Tag Archive for: Constitutional Lawsuits

Constitutional lawsuits must meet simple requirements

01 Sep
September 1, 2012

Constitutional lawsuits are easy to file. More importantly, they are essential for liberty.

Figuring out what was required to file a lawsuit challenging the constitutionality of federal laws was harder than it should be.  Hence, this post.  I hope this simple list of requirements for constitutional lawsuits helps others pursue their rights.

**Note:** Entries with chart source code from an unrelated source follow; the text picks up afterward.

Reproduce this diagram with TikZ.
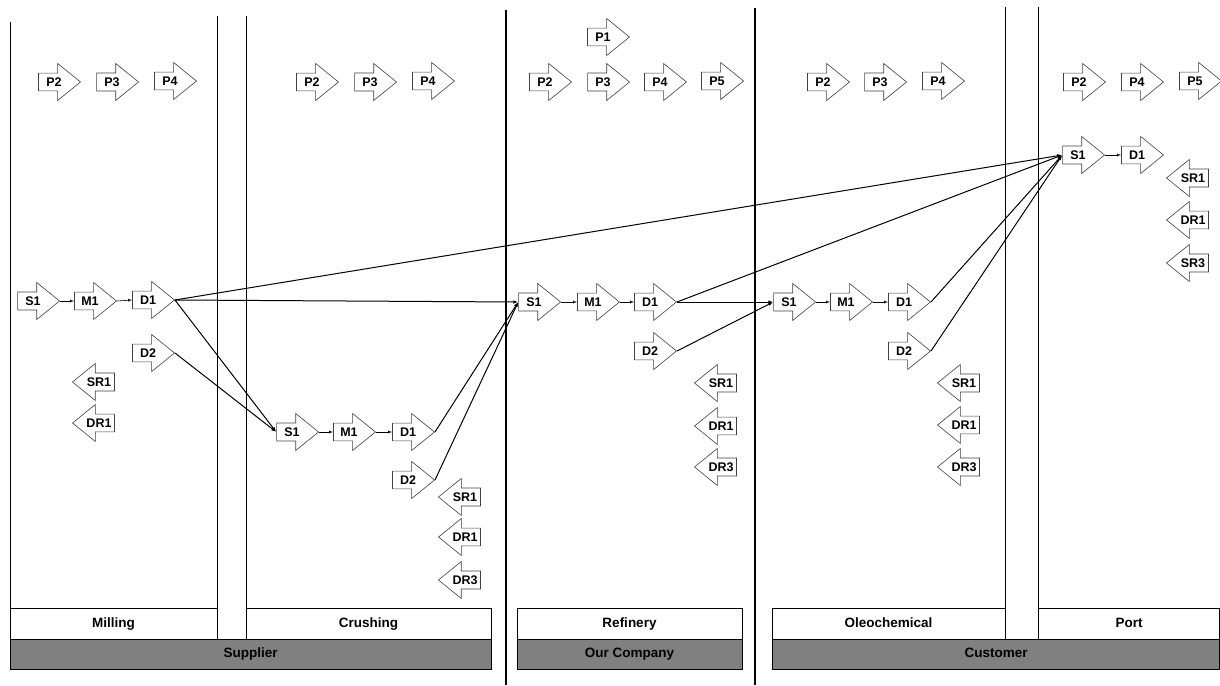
\documentclass[tikz,border=0pt]{standalone}
\usepackage{fontspec}
\setmainfont{Liberation Sans}
\usetikzlibrary{shapes.arrows,arrows.meta}

\tikzset{
  stage/.style={single arrow, draw=black!75, fill=white, line width=0.6pt,
    inner sep=0pt, minimum height=42pt, minimum width=37pt,
    single arrow head extend=5pt, single arrow tip angle=78,
    font=\bfseries\fontsize{12.5}{12.5}\selectfont},
  back/.style={stage, shape border rotate=180},
  hop/.style={line width=0.6pt, -{Latex[open,length=4pt,width=3pt]}},
  link/.style={line width=1pt, -{Latex[open,length=5pt,width=3.5pt]}},
  lanebox/.style={draw, fill=white, line width=0.6pt},
  partybar/.style={draw, fill=black!50, line width=0.6pt},
  boxtext/.style={font=\bfseries\fontsize{13.5}{13.5}\selectfont,
    text height=10pt, text depth=3pt, inner sep=0pt}
}

\begin{document}
\begin{tikzpicture}[x=1pt,y=-1pt]
  \useasboundingbox (0,0) rectangle (1220,685);

  % lane lines
  \draw[line width=0.6pt] (10,22) -- (10,608);
  \draw[line width=0.6pt] (217,16) -- (217,639);
  \draw[line width=0.6pt] (246,16) -- (246,639);
  \draw[line width=0.6pt] (1005,7) -- (1005,639);
  \draw[line width=0.6pt] (1038,7) -- (1038,639);
  \draw[line width=1.5pt] (506,10) -- (506,685);
  \draw[line width=1.5pt] (755,8) -- (755,685);

  % bottom boxes
  \draw[lanebox] (10,608) rectangle (217,639);
  \node[boxtext] (milling) at (113.5,623.5) {Milling};
  \draw[lanebox] (246,608) rectangle (491,639);
  \node[boxtext] (crushing) at (368.5,623.5) {Crushing};
  \draw[partybar] (10,639) rectangle (491,669);
  \node[boxtext] (supplier) at (250.5,654) {Supplier};

  \draw[lanebox] (517,608) rectangle (742,639);
  \node[boxtext] (refinery) at (629.5,623.5) {Refinery};
  \draw[partybar] (517,639) rectangle (742,669);
  \node[boxtext] (ourco) at (629.5,654) {Our Company};

  \draw[lanebox] (772,608) rectangle (1005,639);
  \node[boxtext] (oleo) at (888.5,623.5) {Oleochemical};
  \draw[lanebox] (1038,608) rectangle (1219.5,639);
  \node[boxtext] (port) at (1129,623.5) {Port};
  \draw[partybar] (772,639) rectangle (1219.5,669);
  \node[boxtext] (customer) at (996,654) {Customer};

  % Milling
  \node[stage] (milP2) at (54,82) {P2};
  \node[stage] (milP3) at (112,82) {P3};
  \node[stage] (milP4) at (170,81) {P4};
  \node[stage] (milS1) at (33,301) {S1};
  \node[stage] (milM1) at (90,301) {M1};
  \node[stage] (milD1) at (148,300) {D1};
  \node[stage] (milD2) at (148,353) {D2};
  \node[back] (milSR1) at (99,382) {SR1};
  \node[back] (milDR1) at (99,423) {DR1};

  % Crushing
  \node[stage] (cruP2) at (312,82) {P2};
  \node[stage] (cruP3) at (370,82) {P3};
  \node[stage] (cruP4) at (428,81) {P4};
  \node[stage] (cruS1) at (292,432) {S1};
  \node[stage] (cruM1) at (349,432) {M1};
  \node[stage] (cruD1) at (408,432) {D1};
  \node[stage] (cruD2) at (408,480) {D2};
  \node[back] (cruSR1) at (465,497) {SR1};
  \node[back] (cruDR1) at (465,537) {DR1};
  \node[back] (cruDR3) at (465,580) {DR3};

  % Refinery
  \node[stage] (refP1) at (603,37) {P1};
  \node[stage] (refP2) at (545,82) {P2};
  \node[stage] (refP3) at (603,82) {P3};
  \node[stage] (refP4) at (660,82) {P4};
  \node[stage] (refP5) at (717,81) {P5};
  \node[stage] (refS1) at (534,302) {S1};
  \node[stage] (refM1) at (593,302) {M1};
  \node[stage] (refD1) at (650,302) {D1};
  \node[stage] (refD2) at (650,351) {D2};
  \node[back] (refSR1) at (721,383) {SR1};
  \node[back] (refDR1) at (721,426) {DR1};
  \node[back] (refDR3) at (721,467) {DR3};

  % Oleochemical
  \node[stage] (oleP2) at (823,82) {P2};
  \node[stage] (oleP3) at (880,82) {P3};
  \node[stage] (oleP4) at (938,81) {P4};
  \node[stage] (oleS1) at (789,302) {S1};
  \node[stage] (oleM1) at (846,302) {M1};
  \node[stage] (oleD1) at (904,302) {D1};
  \node[stage] (oleD2) at (904,351) {D2};
  \node[back] (oleSR1) at (964,383) {SR1};
  \node[back] (oleDR1) at (964,425) {DR1};
  \node[back] (oleDR3) at (964,467) {DR3};

  % Port
  \node[stage] (porP2) at (1079,82) {P2};
  \node[stage] (porP4) at (1137,82) {P4};
  \node[stage] (porP5) at (1195,81) {P5};
  \node[stage] (porS1) at (1078,155) {S1};
  \node[stage] (porD1) at (1137,155) {D1};
  \node[back] (porSR1) at (1193,178) {SR1};
  \node[back] (porDR1) at (1193,220) {DR1};
  \node[back] (porSR3) at (1193,263) {SR3};

  % steps inside a lane
  \draw[hop] (milS1.tip) -- (milM1.tail);
  \draw[hop] (milM1.tip) -- (milD1.tail);
  \draw[hop] (cruS1.tip) -- (cruM1.tail);
  \draw[hop] (cruM1.tip) -- (cruD1.tail);
  \draw[hop] (refS1.tip) -- (refM1.tail);
  \draw[hop] (refM1.tip) -- (refD1.tail);
  \draw[hop] (oleS1.tip) -- (oleM1.tail);
  \draw[hop] (oleM1.tip) -- (oleD1.tail);
  \draw[hop] (porS1.tip) -- (porD1.tail);

  % flows between lanes
  \draw[link] (milD1.tip) -- (porS1.tail);
  \draw[link] (milD1.tip) -- (refS1.tail);
  \draw[link] (milD1.tip) -- (cruS1.tail);
  \draw[link] (milD2.tip) -- (cruS1.tail);
  \draw[link] (cruD1.tip) -- (refS1.tail);
  \draw[link] (cruD2.tip) -- (refS1.tail);
  \draw[link] (refD1.tip) -- (porS1.tail);
  \draw[link] (refD1.tip) -- (oleS1.tail);
  \draw[link] (refD2.tip) -- (oleS1.tail);
  \draw[link] (oleD1.tip) -- (porS1.tail);
  \draw[link] (oleD2.tip) -- (porS1.tail);
\end{tikzpicture}
\end{document}
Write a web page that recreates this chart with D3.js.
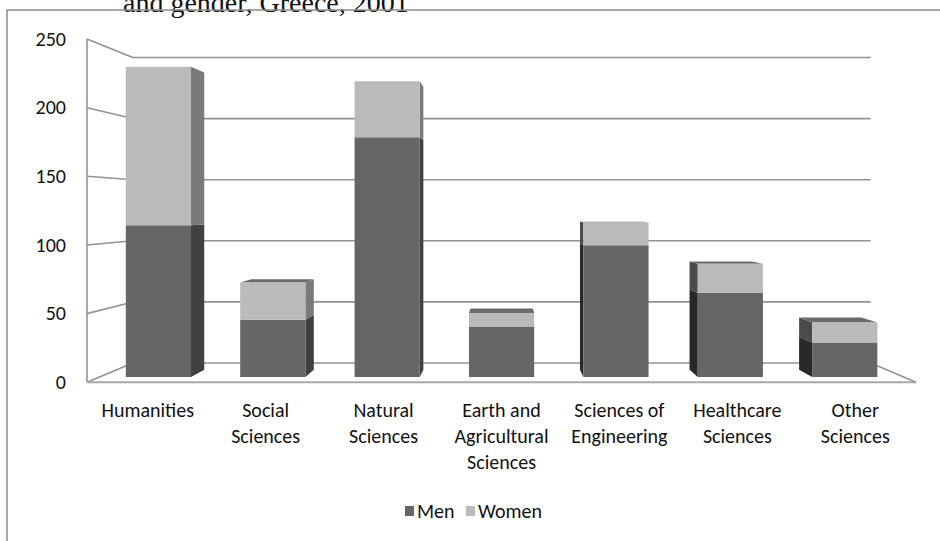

I believe three things are required for constitutional lawsuits:

Federal jurisdiction is established using the same jurisdiction statutes as used for any other other federal lawsuit.  Specifically, the federal courts have jurisdiction if the plaintiff is challenging a federal statute (federal question jurisdiction).  Sovereign immunity is easily overcome in lawsuits attacking the constitutionality of statutes using the United States citizen’s statutory right of review (5 USC § 702).  Finally, the plaintiff must establish standing.   Standing is a requirement originating in the constitution.  The standing requirement is essential to keep the courts from becoming all powerful and legislators in their own right (God bless the founders).  The court has no authority to sit in judgment of any statute unless there is an actual controversy between real parties.

Standing requirements are as follows:

‘First the plaintiff must have suffered an “injury in fact”—an invasion of a legally protected interest which is (a) concrete and particularized, see id., at 756; Warth v. Seldin, 422 U. S. 490, 508 (1975)Sierra Club v. Morton, 405 U. S. 727, 740-741, n. 16 (1972);[1] and (b) “actual or imminent, not `conjectural’ or `hypothetical,’ ” Whitmore, supra, at 155 (quoting Los Angeles v.Lyons, 461 U. S. 95, 102 (1983)). Second, there must be a causal connection between the injury and the conduct complained of—the injury has to be “fairly. . . trace[able] to the challenged action of the defendant, and not . . . th[e] result [of] the independent action of some third party not before the court.” Simon v. Eastern Ky. Welfare  Rights Organization, 426 U. S. 26, 41-42 (1976). Third, it must be “likely,” as opposed to merely “speculative,” that the injury will be “redressed by a favorable decision.” Id., at 38, 43’

Lujan v. Defenders of Wildlife, 504 US 555 (S. Ct. 1992).

Constitutional lawsuits are therefore simple to create.  I believe it is our civic duty to challenge an overreaching federal agency or employee.